**MATERIAL:**
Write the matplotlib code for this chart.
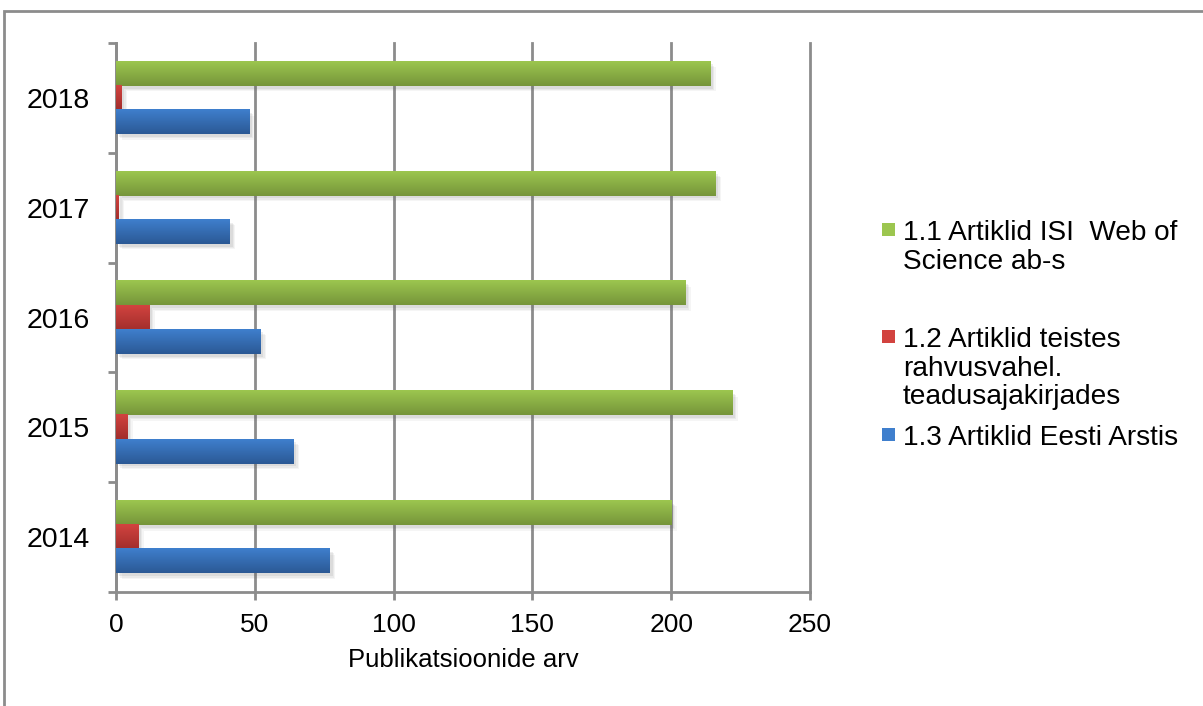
import matplotlib.pyplot as plt
import matplotlib.colors as mcolors
import matplotlib.patheffects as pe
from matplotlib.patches import Rectangle
import numpy as np

# Andmed
aastad = ['2014', '2015', '2016', '2017', '2018']
isi_wos = [200, 222, 205, 216, 214]
teised = [8, 4, 12, 1, 2]
eesti_arst = [77, 64, 52, 41, 48]
nimed = ['1.1 Artiklid ISI  Web of\nScience ab-s',
         '1.2 Artiklid teistes\nrahvusvahel.\nteadusajakirjades',
         '1.3 Artiklid Eesti Arstis']

plt.rcParams['font.family'] = ['Liberation Sans', 'DejaVu Sans']

W, H = 1203, 706
fig = plt.figure(figsize=(W / 100, H / 100), dpi=100)
ax = fig.add_axes([116 / W, 1 - 592 / H, (810 - 116) / W, (592 - 43) / H])

hall = '#8c8c8c'
# (ülemine, alumine) toon gradiendi jaoks
varvid = [('#9cc64f', '#76953a'), ('#d2433f', '#a22e2c'), ('#3f7fcd', '#2b5995')]
seeriad = [isi_wos, teised, eesti_arst]
y = np.arange(len(aastad))
h = 0.22
nihe = [h, 0, -h]


def gradient_bar(yc, laius, c_top, c_bot):
    # pehme vari + gradiendiga tulp
    for k, al in [(4, 0.06), (3, 0.08), (2, 0.10)]:
        ax.add_patch(Rectangle((0, yc - h / 2), laius, h, facecolor='white', edgecolor='none', zorder=2,
                               path_effects=[pe.SimplePatchShadow(offset=(k, -k), shadow_rgbFace='#606060', alpha=al)]))
    t = np.linspace(0, 1, 60)[:, None]
    a = np.array(mcolors.to_rgb(c_top))
    b = np.array(mcolors.to_rgb(c_bot))
    img = (a * (1 - t) + b * t).reshape(60, 1, 3)
    ax.imshow(img, extent=[0, laius, yc - h / 2, yc + h / 2], aspect='auto', zorder=3, interpolation='bilinear')


for s, vals in enumerate(seeriad):
    for i, v in enumerate(vals):
        gradient_bar(y[i] + nihe[s], v, varvid[s][0], varvid[s][1])

ax.set_xlim(0, 250)
ax.set_ylim(-0.5, len(aastad) - 0.5)
ax.set_xticks(np.arange(0, 251, 50))
ax.set_yticks(np.arange(-0.5, len(aastad), 1))
ax.set_yticklabels([])
ax.set_yticks(y, minor=True)
ax.set_yticklabels(aastad, minor=True)

ax.xaxis.grid(True, color=hall, lw=2)
for gl in ax.get_xgridlines():
    gl.set_clip_on(False)
ax.set_axisbelow(True)
for sp in ['top', 'right']:
    ax.spines[sp].set_visible(False)
for sp in ['left', 'bottom']:
    ax.spines[sp].set_color(hall)
    ax.spines[sp].set_linewidth(2)

ax.tick_params(axis='x', direction='out', length=6, width=2, color=hall, labelsize=19, pad=9)
ax.tick_params(axis='y', which='major', direction='out', length=6, width=2, color=hall)
ax.tick_params(axis='y', which='minor', length=0, labelsize=20.5, pad=19)
ax.set_xlabel('Publikatsioonide arv', fontsize=18.5, labelpad=8)

# Legend käsitsi
rida = 28.5
algus = [240, 347, 445]
for k, nimi in enumerate(nimed):
    fig.patches.append(Rectangle((882 / W, 1 - (algus[k] - 4) / H), 13 / W, 13 / H,
                                 transform=fig.transFigure, facecolor=varvid[k][0], edgecolor='none'))
    for j, tekst in enumerate(nimi.split('\n')):
        fig.text(903 / W, 1 - (algus[k] + j * rida) / H, tekst, fontsize=20.2, va='baseline', ha='left')

# Raam
fig.patches.append(Rectangle((4 / W, -0.05), 1.1, 1 - 11 / H + 0.05, transform=fig.transFigure,
                             facecolor='none', edgecolor=hall, lw=2))

fig.savefig('out.png', dpi=100)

**EXERCISE INSTRUCTIONS:** Pictures stay out. Print the data exactly, from its first line through the line containing "import numpy as np".

**WRITTEN SOLUTION:**
Write the matplotlib code for this chart.
import matplotlib.pyplot as plt
import matplotlib.colors as mcolors
import matplotlib.patheffects as pe
from matplotlib.patches import Rectangle
import numpy as np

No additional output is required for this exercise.